European equity indices are exhibiting signs of risk averse behaviour, with financials and basic materials performing particularly poorly. This follows weekend reports from ECB sources that the central bank does not believe voluntary participation in the Greek debt swap deal will be sufficient, and the CACs will have to be invoked. Markets are also reacting to the weekend press from Germany, claiming the Troika believe Greece will require a third bailout of around EUR 50bln by 2020, however these reports were denied by a German spokesman earlier in the session. European Services PMI data released earlier in the session fell below expectations, compounding the already cautious market behaviour. European Banks have parked a fresh record EUR 820bln with the ECB overnight, showing further evidence that the LTRO has loosened liquidity constrictions in the continent.

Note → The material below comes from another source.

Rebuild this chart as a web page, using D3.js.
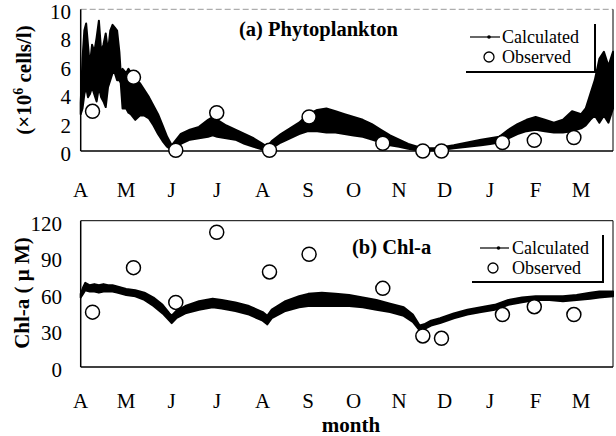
<!DOCTYPE html>
<html><head><meta charset="utf-8">
<script src="https://cdn.jsdelivr.net/npm/d3@7"></script>
<style>
body{margin:0;background:#fff}
svg{display:block}
text{font-family:"Liberation Serif","Times New Roman",serif;fill:#000}
</style></head><body>
<svg id="c" width="616" height="436"></svg>
<script>
// ---------- data ----------
const monthLabels = ["A","M","J","J","A","S","O","N","D","J","F","M"];
const phytoTicks = [0,2,4,6,8,10];
const chlTicks = [0,30,60,90,120];

// observation dates (months since 1 April)
const obsMonth = [0.26,1.16,2.09,2.99,4.15,5.02,6.64,7.52,7.93,9.27,9.97,10.84];
const phytoObs = [2.8,5.2,0.05,2.7,0.05,2.4,0.55,0.0,0.0,0.6,0.75,0.95];
const chlObs   = [45,81.5,53,110.5,78,92.5,64.5,25.5,23.5,43,49.5,43];

// calculated series envelope (low / high of the oscillating simulation)
const phytoCalcMonth = [0.00,0.04,0.08,0.12,0.16,0.20,0.25,0.30,0.35,0.40,0.45,0.50,0.55,0.60,0.65,0.70,0.75,0.80,0.85,0.88,0.92,1.00,1.05,1.10,1.20,1.30,1.40,1.50,1.60,1.70,1.80,1.90,2.00,2.10,2.20,2.40,2.60,2.80,2.90,3.00,3.20,3.40,3.60,3.80,4.00,4.10,4.20,4.40,4.60,4.80,5.00,5.20,5.40,5.60,5.80,6.00,6.20,6.40,6.60,6.80,7.00,7.20,7.40,7.60,7.80,8.00,8.20,8.50,8.80,9.00,9.20,9.40,9.60,9.80,10.00,10.20,10.40,10.60,10.80,11.00,11.10,11.20,11.30,11.40,11.50,11.60,11.70];
const phytoCalcLow  = [2.6,3.0,4.0,4.5,3.8,4.0,4.5,4.0,3.5,4.5,3.8,3.5,3.1,4.5,5.0,5.5,5.5,5.0,5.0,4.8,3.0,3.0,2.7,2.6,2.2,2.5,2.5,2.3,1.8,1.2,0.7,0.3,0.05,0.2,0.5,0.8,0.9,1.0,1.1,1.0,0.9,0.8,0.5,0.3,0.1,0.05,0.2,0.6,0.9,1.2,1.4,1.4,1.3,1.3,1.2,1.1,1.0,0.8,0.6,0.4,0.3,0.15,0.05,0.05,0.05,0.1,0.2,0.3,0.4,0.5,0.6,0.9,1.2,1.4,1.5,1.4,1.3,1.3,1.4,1.6,1.8,2.2,2.5,2.0,2.5,2.0,3.0];
const phytoCalcHigh = [3.4,6.5,8.5,9.0,7.5,6.0,7.5,7.0,8.0,9.2,7.0,7.5,8.3,7.0,8.5,8.9,8.7,8.5,7.0,5.5,5.8,5.5,5.8,5.5,5.0,4.8,4.3,3.8,3.2,2.6,1.8,1.0,0.4,0.8,1.2,1.5,1.7,2.2,2.4,2.2,1.8,1.5,1.2,0.9,0.5,0.3,0.7,1.2,1.6,2.0,2.6,2.9,3.0,2.8,2.6,2.4,2.2,1.9,1.5,1.1,0.8,0.5,0.3,0.2,0.2,0.3,0.4,0.6,0.8,0.9,1.0,1.5,1.9,2.2,2.4,2.2,2.0,2.2,2.8,2.6,3.0,4.0,5.0,6.5,7.0,6.0,7.0];

const chlCalcMonth = [0.00,0.05,0.10,0.20,0.30,0.40,0.50,0.60,0.70,0.80,0.90,1.00,1.20,1.40,1.60,1.80,1.95,2.00,2.10,2.30,2.60,2.90,3.10,3.40,3.70,4.00,4.10,4.20,4.50,4.80,5.00,5.30,5.60,5.90,6.20,6.50,6.80,7.10,7.30,7.45,7.55,7.70,7.90,8.20,8.50,8.80,9.10,9.40,9.70,10.00,10.30,10.60,10.90,11.20,11.40,11.70];
const chlCalcLow  = [57,60,63,62,62,61,62,62,62,61,60,59,58,55,50,44,38,36,40,44,47,49,48,46,43,38,35,40,46,49,50,50,50,50,49,47,45,42,37,30,31,34,36,40,43,45,47,51,53,55,55,54,55,56,57,58];
const chlCalcHigh = [60,65,69,67,68,67,68,67,67,66,65,64,63,61,57,51,44,42,46,50,54,56,55,53,50,45,42,47,54,58,60,61,60,59,57,55,52,49,43,34,35,38,40,44,47,49,51,55,57,58,58,58,59,61,62,62];

// ---------- drawing ----------
const svg = d3.select("#c");
svg.append("rect").attr("width",616).attr("height",436).attr("fill","#fff");

const x = d3.scaleLinear().domain([0, 11.7]).range([80.7, 613]);
const yA = d3.scaleLinear().domain([0, 10]).range([151, 9.3]);
const yB = d3.scaleLinear().domain([0, 120]).range([367, 220.7]);

function panel(y, ticks, tickX, calcM, lo, hi, obs, title, titleX, titleY, dashedTop, monthY, leg){
  const [y0, y1] = y.range();
  const x0 = x.range()[0], x1 = x.range()[1];
  // frame
  svg.append("line").attr("x1",x0).attr("x2",x1).attr("y1",y1).attr("y2",y1)
    .attr("stroke", dashedTop ? "#999" : "#000").attr("stroke-width",1)
    .attr("stroke-dasharray", dashedTop ? "6,3" : null);
  svg.append("line").attr("x1",x1).attr("x2",x1).attr("y1",y1).attr("y2",y0)
    .attr("stroke","#000").attr("stroke-width",1);
  // calculated band
  const area = d3.area().x((d,i)=>x(calcM[i])).y0((d,i)=>y(lo[i])).y1((d,i)=>y(hi[i]));
  svg.append("path").datum(calcM).attr("d",area).attr("fill","#000")
    .attr("stroke","#000").attr("stroke-width",2).attr("stroke-linejoin","round");
  // axes lines
  svg.append("line").attr("x1",x0).attr("x2",x0).attr("y1",y1).attr("y2",y0)
    .attr("stroke","#000").attr("stroke-width",1.5);
  svg.append("line").attr("x1",x0).attr("x2",x1).attr("y1",y0).attr("y2",y0)
    .attr("stroke","#000").attr("stroke-width",1.5);
  // observed
  svg.append("g").selectAll("circle").data(obs).join("circle")
    .attr("cx",(d,i)=>x(obsMonth[i])).attr("cy",d=>y(d)).attr("r",7)
    .attr("fill","#fff").attr("stroke","#000").attr("stroke-width",1.5);
  // y tick labels
  svg.append("g").selectAll("text").data(ticks).join("text")
    .attr("x",tickX).attr("y",d=>y(d)+2.5).attr("dy","0.35em")
    .attr("text-anchor","end").attr("font-size",21).text(d=>d);
  // month labels
  svg.append("g").selectAll("text").data(monthLabels).join("text")
    .attr("x",(d,i)=>x(i)).attr("y",monthY).attr("dy","0.35em")
    .attr("text-anchor","middle").attr("font-size",21).text(d=>d);
  // title
  svg.append("text").attr("x",titleX).attr("y",titleY).attr("dy","0.35em")
    .attr("font-size",20.5).attr("font-weight","bold").text(title);
  // legend
  svg.append("polyline")
    .attr("points",`${leg.left},${leg.bottom} ${leg.right},${leg.bottom} ${leg.right},${leg.top}`)
    .attr("fill","none").attr("stroke","#000").attr("stroke-width",2);
  svg.append("line").attr("x1",leg.lx1).attr("x2",leg.lx2).attr("y1",leg.ty1).attr("y2",leg.ty1)
    .attr("stroke","#000").attr("stroke-width",1.2);
  svg.append("circle").attr("cx",(leg.lx1+leg.lx2)/2+4).attr("cy",leg.ty1).attr("r",1.8).attr("fill","#000");
  svg.append("circle").attr("cx",leg.cx).attr("cy",leg.ty2).attr("r",5)
    .attr("fill","#fff").attr("stroke","#000").attr("stroke-width",1.3);
  svg.append("text").attr("x",leg.tx).attr("y",leg.ty1).attr("dy","0.35em").attr("font-size",18).text("Calculated");
  svg.append("text").attr("x",leg.tx).attr("y",leg.ty2).attr("dy","0.35em").attr("font-size",18).text("Observed");
}

panel(yA, phytoTicks, 71, phytoCalcMonth, phytoCalcLow, phytoCalcHigh, phytoObs,
  "(a) Phytoplankton", 239, 29, true, 190,
  {left:466, right:595, top:24, bottom:72, lx1:470, lx2:500, tx:502, ty1:37, ty2:57, cx:489});
panel(yB, chlTicks, 62, chlCalcMonth, chlCalcLow, chlCalcHigh, chlObs,
  "(b) Chl-a", 352, 247, false, 401,
  {left:472, right:603, top:235, bottom:282, lx1:480, lx2:509, tx:512, ty1:248, ty2:268, cx:493});

// y axis titles
const t1 = svg.append("text").attr("transform","translate(31,80) rotate(-90)")
  .attr("text-anchor","middle").attr("font-size",21).attr("font-weight","bold");
t1.append("tspan").text("(\u00d710");
t1.append("tspan").attr("font-size",14).attr("dy",-8).text("6");
t1.append("tspan").attr("dy",8).text(" cells/l)");
svg.append("text").attr("transform","translate(29,293) rotate(-90)")
  .attr("text-anchor","middle").attr("font-size",21).attr("font-weight","bold").text("Chl-a ( \u03bc M)");
svg.append("text").attr("x",351).attr("y",425).attr("dy","0.35em")
  .attr("text-anchor","middle").attr("font-size",21).attr("font-weight","bold").text("month");
</script></body></html>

Commodities are making losses ahead of the North American open following overnight news that China have made a downward revision to their GDP target for 2012. Spot gold is trading down around 0.9% and WTI and Brent crude futures have been making a loss for most of the session so far, however oil has made positive movements in recent trade. These negative movements in commodities are also weighing down upon the commodity-linked currencies, with AUD particularly making losses on the session.